> **The request**:
Each line containing the word "this" should be found and copied.

> **Listed records**:
☆ ☆ ☆

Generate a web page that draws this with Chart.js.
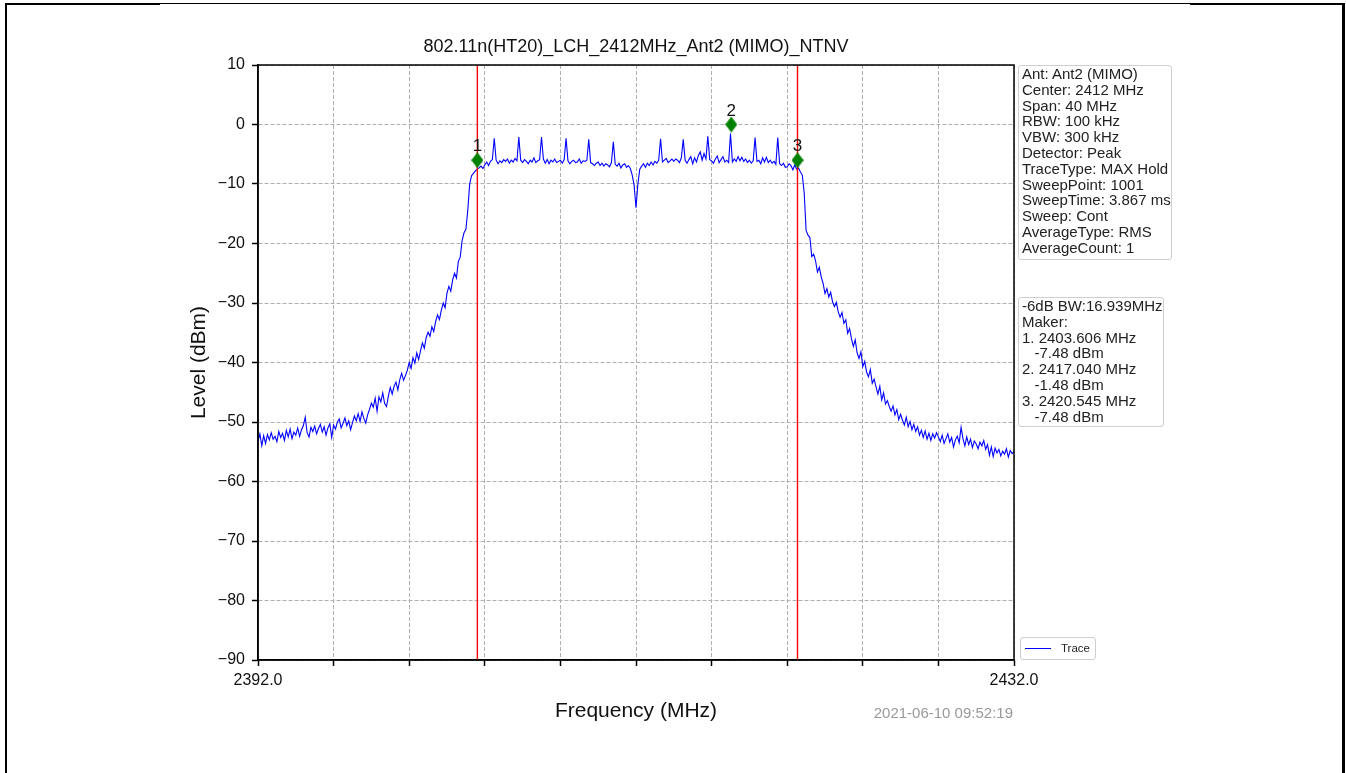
<!DOCTYPE html>
<html>
<head>
<meta charset="utf-8">
<script src="https://cdn.jsdelivr.net/npm/chart.js@4.4.1/dist/chart.umd.min.js"></script>
<style>
  body { margin: 0; background: #fff; font-family: "Liberation Sans", Arial, sans-serif; }
  #wrap { position: relative; width: 1346px; height: 773px; overflow: hidden; }
  .frame { position: absolute; left: 5px; top: 3px; width: 1340px; height: 800px; box-sizing: border-box;
           border-left: 2px solid #000; border-top: 2px solid #000; border-right: 3px solid #000; }
  .frame-cut { position: absolute; left: 160px; top: 4px; width: 1030px; height: 1px; background: #fff; }
  canvas { position: absolute; left: 0; top: 0; }
  .box { position: absolute; border: 1px solid #cfcfcf; border-radius: 3px; background: #fff;
         font-size: 15px; line-height: 15.8px; color: #222; white-space: pre; box-sizing: border-box; padding: 0 3px; }
  #info { left: 1018px; top: 65px; width: 154px; height: 195px; }
  #maker { left: 1018px; top: 297px; width: 146px; height: 130px; }
  #legend { left: 1020px; top: 637px; width: 76px; height: 23px; font-size: 11.5px; line-height: 21px; }
  #legend .swatch { position: absolute; left: 4px; top: 10px; width: 26px; height: 0; border-top: 1.5px solid #0000ff; }
  #legend span { position: absolute; left: 40px; top: 0; }
  #stamp { position: absolute; right: 333px; top: 704px; font-size: 15px; color: #999; }
</style>
</head>
<body>
<div id="wrap">
  <div class="frame"></div>
  <div class="frame-cut"></div>
  <canvas id="spectrum" width="1346" height="773"></canvas>
  <div id="info" class="box"></div>
  <div id="maker" class="box"></div>
  <div id="legend" class="box"><div class="swatch"></div><span>Trace</span></div>
  <div id="stamp">2021-06-10 09:52:19</div>
</div>
<script>
// sweep: 2392.0 .. 2432.0 MHz, one reading every 0.1 MHz
const traceStart = 2392.0
const traceStep = 0.1
const traceLevel = [
  -53.2, -52.0, -54.0, -52.3, -53.6, -52.1, -53.0, -51.8, -52.9, -52.4, -53.3, -51.6, -52.6, -51.9, -53.1, -51.4, -52.5, -51.2, -52.8, -51.7,
  -52.2, -51.0, -52.4, -51.3, -50.6, -49.2, -51.8, -52.5, -50.9, -51.6, -50.7, -52.0, -51.1, -50.4, -51.7, -50.8, -52.2, -51.0, -50.3, -52.6,
  -50.5, -51.2, -50.0, -49.5, -51.0, -50.2, -49.3, -50.6, -49.8, -51.3, -50.1, -49.0, -49.8, -48.6, -49.9, -48.3, -49.4, -50.2, -48.8, -47.9,
  -46.8, -47.5, -46.0, -48.2, -45.8, -46.6, -45.1, -46.9, -47.4, -45.6, -44.2, -45.3, -44.0, -43.3, -44.6, -42.9, -41.8, -43.0, -42.2, -41.3,
  -40.0, -41.0, -39.2, -40.1, -38.4, -39.5, -38.0, -36.7, -37.6, -35.8, -34.9, -35.6, -34.0, -34.8, -33.1, -32.0, -32.8, -31.2, -30.0, -30.8,
  -28.3, -27.2, -28.0, -26.1, -25.0, -25.8, -23.0, -22.3, -19.5, -18.2, -17.6, -14.4, -10.0, -8.6, -8.2, -7.8, -7.5, -7.3, -7.0, -7.4,
  -6.8, -6.3, -6.9, -6.2, -5.9, -2.3, -6.0, -6.6, -6.1, -6.4, -5.9, -6.2, -5.8, -6.5, -6.0, -6.3, -5.7, -6.1, -2.1, -6.0,
  -6.4, -5.9, -6.2, -6.6, -6.0, -6.3, -5.6, -6.4, -6.1, -5.9, -2.1, -5.8, -6.5, -5.9, -6.6, -6.0, -6.3, -5.8, -6.4, -6.2,
  -6.0, -6.5, -5.9, -2.3, -6.1, -6.6, -6.2, -6.0, -6.4, -6.3, -5.8, -6.5, -6.1, -6.2, -6.0, -2.5, -6.4, -6.6, -6.9, -6.5,
  -6.3, -6.9, -6.5, -7.0, -6.6, -6.8, -7.1, -6.4, -2.9, -6.7, -7.0, -6.5, -7.3, -6.8, -6.6, -7.2, -6.9, -7.4, -8.5, -10.2,
  -14.0, -10.0, -7.5, -7.0, -6.6, -7.2, -6.5, -6.9, -6.3, -6.8, -6.2, -6.5, -6.0, -2.4, -6.3, -6.0, -5.7, -6.4, -6.1, -5.8,
  -6.2, -5.8, -6.0, -6.4, -5.6, -2.5, -6.0, -6.5, -5.9, -5.4, -6.6, -5.6, -6.3, -5.2, -4.6, -6.0, -4.9, -5.8, -2.0, -5.9,
  -6.1, -6.5, -5.8, -5.3, -6.4, -5.9, -5.4, -6.3, -6.0, -6.4, -1.5, -6.3, -5.8, -6.2, -5.4, -6.1, -5.5, -6.2, -5.8, -6.4,
  -6.0, -6.5, -6.1, -2.2, -6.2, -6.0, -6.6, -5.6, -6.3, -5.5, -6.4, -6.0, -6.5, -6.2, -6.7, -2.2, -6.6, -6.9, -6.5, -7.2,
  -7.1, -6.6, -6.9, -7.6, -6.8, -7.5, -7.3, -8.0, -8.5, -11.5, -17.8, -18.6, -19.0, -22.2, -21.8, -22.9, -24.8, -24.0, -25.6, -26.7,
  -28.4, -27.6, -29.0, -28.2, -29.8, -30.6, -29.9, -31.5, -32.4, -31.6, -33.4, -32.8, -35.1, -34.3, -36.0, -37.3, -36.2, -38.4, -39.3, -38.2,
  -40.7, -39.8, -41.6, -42.4, -41.2, -43.5, -42.8, -44.1, -45.3, -44.0, -46.3, -45.1, -47.0, -46.4, -47.4, -48.2, -47.3, -48.8, -47.9, -49.6,
  -48.7, -49.7, -50.5, -49.2, -50.8, -49.9, -51.3, -50.4, -51.6, -50.8, -52.2, -51.4, -52.6, -51.5, -52.9, -51.9, -53.1, -52.0, -52.7, -51.8,
  -52.5, -53.3, -52.2, -53.6, -52.8, -52.0, -53.4, -52.6, -54.2, -53.0, -52.4, -53.5, -50.9, -52.8, -54.0, -52.5, -53.8, -52.9, -54.3, -53.2,
  -53.7, -54.5, -53.4, -54.0, -53.1, -54.6, -53.8, -55.6, -54.2, -55.8, -54.4, -55.2, -54.6, -55.7, -54.9, -55.4, -54.5, -55.9, -54.8, -55.3,
  -55.0
]

// markers (diamonds are drawn 1.48 dB above the read-out level, as in the original)
const markerNames = ["1", "2", "3"]
const markerFreq = [2403.606, 2417.040, 2420.545]
const markerLevel = [-6, 0, -6]
const bwEdgeFreq = [2403.606, 2420.545]

const xTickLabels = ["2392.0", "2432.0"]
const yTickLabels = ["\u221290", "\u221280", "\u221270", "\u221260", "\u221250", "\u221240", "\u221230", "\u221220", "\u221210", "0", "10"]

const infoLines = [
  "Ant: Ant2 (MIMO)", "Center: 2412 MHz", "Span: 40 MHz", "RBW: 100 kHz", "VBW: 300 kHz",
  "Detector: Peak", "TraceType: MAX Hold", "SweepPoint: 1001", "SweepTime: 3.867 ms",
  "Sweep: Cont", "AverageType: RMS", "AverageCount: 1"
]
const makerLines = [
  "-6dB BW:16.939MHz", "Maker:", "1. 2403.606 MHz", "   -7.48 dBm",
  "2. 2417.040 MHz", "   -1.48 dBm", "3. 2420.545 MHz", "   -7.48 dBm"
]

document.getElementById("info").textContent = infoLines.join("\n")
document.getElementById("maker").textContent = makerLines.join("\n")

// thin green diamond used as point style
const diamond = document.createElement("canvas")
diamond.width = 12
diamond.height = 16
const dctx = diamond.getContext("2d")
dctx.fillStyle = "#008000"
dctx.beginPath()
dctx.moveTo(6, 0)
dctx.lineTo(12, 8)
dctx.lineTo(6, 16)
dctx.lineTo(0, 8)
dctx.closePath()
dctx.fill()

const tracePoints = traceLevel.map((v, i) => ({ x: traceStart + i * traceStep, y: v }))
const markerPoints = markerFreq.map((f, i) => ({ x: f, y: markerLevel[i] }))

const redLines = bwEdgeFreq.map((f) => ({
  data: [{ x: f, y: -90 }, { x: f, y: 10 }],
  borderColor: "rgb(255, 0, 0)",
  backgroundColor: "rgb(255, 0, 0)",
  borderWidth: 1.4,
  pointRadius: 0,
}))

// frame around plot + marker numbers
const plotDecor = {
  id: "plotDecor",
  afterDatasetsDraw(chart) {
    const { ctx, chartArea } = chart
    ctx.save()
    ctx.font = "17px 'Liberation Sans', Arial, sans-serif"
    ctx.fillStyle = "#111"
    ctx.textAlign = "center"
    ctx.textBaseline = "alphabetic"
    chart.getDatasetMeta(0).data.forEach((pt, i) => {
      ctx.fillText(markerNames[i], pt.x, pt.y - 9)
    })
    ctx.strokeStyle = "#000"
    ctx.lineWidth = 1.5
    ctx.strokeRect(chartArea.left, chartArea.top, chartArea.right - chartArea.left, chartArea.bottom - chartArea.top)
    ctx.restore()
  },
}

const font = "'Liberation Sans', Arial, sans-serif"

new Chart(document.getElementById("spectrum"), {
  type: "line",
  data: {
    datasets: [
      {
        data: markerPoints,
        showLine: false,
        pointStyle: diamond,
        pointRadius: 7,
      },
      ...redLines,
      {
        data: tracePoints,
        borderColor: "#0000ff",
        borderWidth: 1.1,
        pointRadius: 0,
        tension: 0,
      },
    ],
  },
  options: {
    responsive: false,
    animation: false,
    devicePixelRatio: 1,
    layout: { padding: { left: 187, right: 332, top: 0, bottom: 49 } },
    plugins: {
      legend: { display: false },
      tooltip: { enabled: false },
      title: {
        display: true,
        fullSize: false,
        text: "802.11n(HT20)_LCH_2412MHz_Ant2 (MIMO)_NTNV",
        color: "#111",
        font: { family: font, size: 18, weight: "normal" },
        padding: { top: 36, bottom: 7.4 },
      },
    },
    scales: {
      x: {
        type: "linear",
        min: 2392,
        max: 2432,
        afterFit: (s) => { s.height = 64 },
        ticks: {
          stepSize: 4,
          autoSkip: false,
          maxRotation: 0,
          padding: 5,
          color: "#111",
          font: { family: font, size: 16 },
          callback: (v, i, ticks) => (i === 0 ? xTickLabels[0] : i === ticks.length - 1 ? xTickLabels[1] : ""),
        },
        grid: { color: "#b0b0b0", lineWidth: 1, tickLength: 6, tickColor: "#000", tickWidth: 1.5 },
        border: { display: true, color: "#000", width: 1.5, dash: [4, 2] },
        title: { display: true, text: "Frequency (MHz)", color: "#111", font: { family: font, size: 21 }, padding: 0 },
      },
      y: {
        min: -90,
        max: 10,
        afterFit: (s) => { s.width = 71 },
        ticks: {
          stepSize: 10,
          padding: 7,
          color: "#111",
          font: { family: font, size: 16 },
          callback: (v, i) => yTickLabels[i],
        },
        grid: { color: "#b0b0b0", lineWidth: 1, tickLength: 6, tickColor: "#000", tickWidth: 1.5 },
        border: { display: true, color: "#000", width: 1.5, dash: [4, 2] },
        title: { display: true, text: "Level (dBm)", color: "#111", font: { family: font, size: 21 }, padding: 0 },
      },
    },
  },
  plugins: [plotDecor],
})
</script>
</body>
</html>
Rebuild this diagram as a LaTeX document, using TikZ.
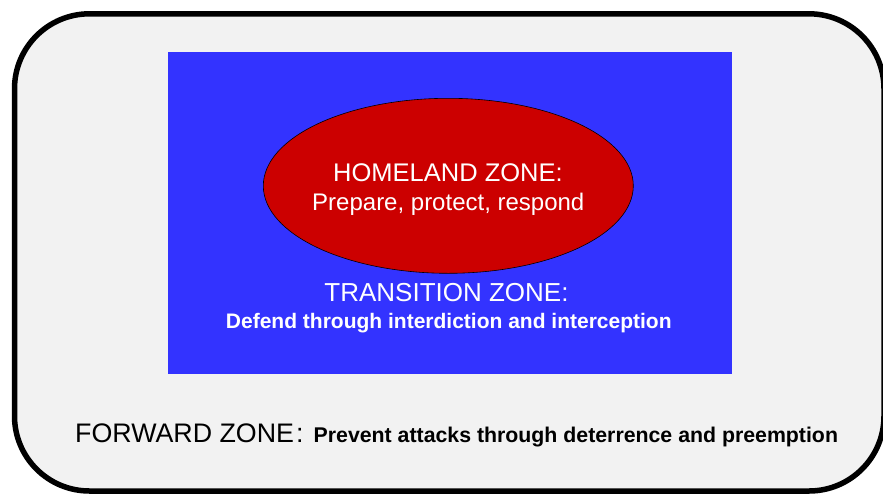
\documentclass[tikz,border=0pt]{standalone}
\usepackage{fontspec}
\setmainfont{Liberation Sans}
\usetikzlibrary{shapes.geometric}
\definecolor{panelgray}{HTML}{F2F2F2}
\definecolor{zoneblue}{HTML}{3333FF}
\definecolor{zonered}{HTML}{CC0000}

\begin{document}
\begin{tikzpicture}[x=1pt, y=-1pt, frame/.style = {draw=black, line width=5.5pt, fill=panelgray, rounded corners=75pt}, zonename/.style = {anchor=base, inner sep=0pt, font=\fontsize{26}{30}\selectfont}, motto/.style = {anchor=base, inner sep=0pt, font=\bfseries\fontsize{21}{25}\selectfont}]
	\useasboundingbox (0,0) rectangle (883,493);
	\draw[frame] (14.5,13.8) rectangle (884,491);
	\node[fill=zoneblue, minimum width=564pt, minimum height=322pt, inner sep=0pt] (transition) at (450,213) {};
	\node[ellipse, draw=black, line width=0.6pt, fill=zonered, minimum width=370pt, minimum height=175pt, inner sep=0pt] (homeland) at (448.3,185.8) {};
	% homeland zone
	\node[zonename, white, font=\fontsize{25.5}{30}\selectfont] (homelandname) at (448,181.7) {HOMELAND ZONE:};
	\node[zonename, white, font=\fontsize{24}{28}\selectfont] (homelandmotto) at (448.3,210.7) {Prepare, protect, respond};
	% transition zone
	\node[zonename, white] (transitionname) at (446.5,301.7) {TRANSITION ZONE:};
	\node[motto, white] (transitionmotto) at (448.8,328.3) {Defend through interdiction and interception};
	% forward zone
	\node[zonename, anchor=base west, font=\fontsize{26.8}{30}\selectfont] (forwardname) at (75,442.7) {FORWARD ZONE\kern2pt:};
	\node[motto, anchor=base west, font=\bfseries\fontsize{21.3}{25}\selectfont] (forwardmotto) at (313.5,442.7) {Prevent attacks through deterrence and preemption};
\end{tikzpicture}
\end{document}
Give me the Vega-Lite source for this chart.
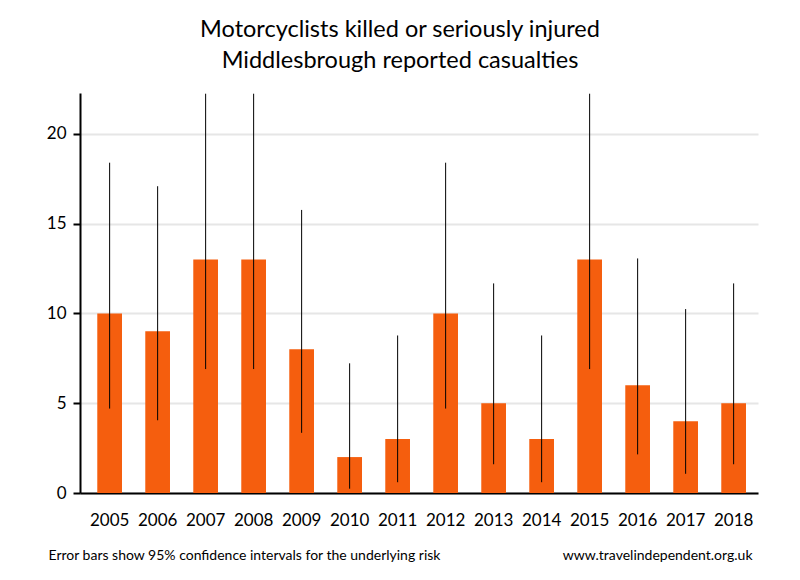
{
  "$schema": "https://vega.github.io/schema/vega-lite/v6.json",
  "width": 678,
  "height": 400,
  "autosize": {"type": "none"},
  "padding": {"left": 80, "top": 93, "right": 42, "bottom": 87},
  "background": "white",
  "title": {
    "text": ["Motorcyclists killed or seriously injured", "Middlesbrough reported casualties"],
    "font": "Lato",
    "fontSize": 23.5,
    "fontWeight": "normal",
    "color": "black",
    "anchor": "middle",
    "frame": "group",
    "dx": -19,
    "offset": 21,
    "lineHeight": 31
  },
  "config": {"view": {"stroke": null}, "font": "Lato"},
  "data": {
    "values": [
      {"year": "2005", "value": 10, "lo": 4.7, "hi": 18.39},
      {"year": "2006", "value": 9, "lo": 4.05, "hi": 17.08},
      {"year": "2007", "value": 13, "lo": 6.9, "hi": 22.23},
      {"year": "2008", "value": 13, "lo": 6.9, "hi": 22.23},
      {"year": "2009", "value": 8, "lo": 3.35, "hi": 15.76},
      {"year": "2010", "value": 2, "lo": 0.24, "hi": 7.22},
      {"year": "2011", "value": 3, "lo": 0.6, "hi": 8.77},
      {"year": "2012", "value": 10, "lo": 4.7, "hi": 18.39},
      {"year": "2013", "value": 5, "lo": 1.6, "hi": 11.67},
      {"year": "2014", "value": 3, "lo": 0.6, "hi": 8.77},
      {"year": "2015", "value": 13, "lo": 6.9, "hi": 22.23},
      {"year": "2016", "value": 6, "lo": 2.15, "hi": 13.06},
      {"year": "2017", "value": 4, "lo": 1.07, "hi": 10.24},
      {"year": "2018", "value": 5, "lo": 1.6, "hi": 11.67}
    ]
  },
  "layer": [
    {
      "mark": {"type": "bar", "color": "#F55E0E"},
      "encoding": {
        "x": {
          "field": "year",
          "type": "ordinal",
          "scale": {"paddingInner": 0.485, "paddingOuter": 0.305, "align": 0.59},
          "axis": {
            "title": "Error bars show 95% confidence intervals for the underlying risk",
            "titleFont": "Lato",
            "titleFontSize": 14,
            "titleFontWeight": "normal",
            "titleColor": "black",
            "titleAnchor": "start",
            "titleAlign": "left",
            "titleBaseline": "alphabetic",
            "titleX": -32,
            "titleY": 66,
            "labelAngle": 0,
            "labelFont": "Lato",
            "labelFontSize": 17,
            "labelColor": "black",
            "labelPadding": 19,
            "ticks": false,
            "domainColor": "black",
            "domainWidth": 2
          }
        },
        "y": {
          "field": "value",
          "type": "quantitative",
          "scale": {"domain": [0, 22.27], "nice": false},
          "axis": {
            "title": null,
            "values": [0, 5, 10, 15, 20],
            "labelFont": "Lato",
            "labelFontSize": 17,
            "labelColor": "black",
            "labelPadding": 7,
            "tickSize": 7,
            "tickWidth": 2,
            "tickColor": "black",
            "domainColor": "black",
            "domainWidth": 2,
            "grid": true,
            "gridColor": "#e6e6e6",
            "gridWidth": 2
          }
        }
      }
    },
    {
      "mark": {"type": "rule", "color": "black", "strokeWidth": 1, "clip": true},
      "encoding": {
        "x": {"field": "year", "type": "ordinal"},
        "y": {
          "field": "lo",
          "type": "quantitative",
          "axis": {
            "orient": "right",
            "title": "www.travelindependent.org.uk",
            "titleFont": "Lato",
            "titleFontSize": 14,
            "titleFontWeight": "normal",
            "titleColor": "black",
            "titleAngle": 0,
            "titleAlign": "right",
            "titleBaseline": "alphabetic",
            "titleX": -6,
            "titleY": 466,
            "labels": false,
            "ticks": false,
            "domain": false,
            "grid": false
          }
        },
        "y2": {"field": "hi"}
      }
    }
  ],
  "resolve": {"axis": {"y": "independent"}}
}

☆ ☆ ☆

> **Exercise result**:
Generate a web page that draws this with Chart.js.
Rebuild this diagram as a LaTeX document, using TikZ.
Give me the Vega-Lite source for this chart.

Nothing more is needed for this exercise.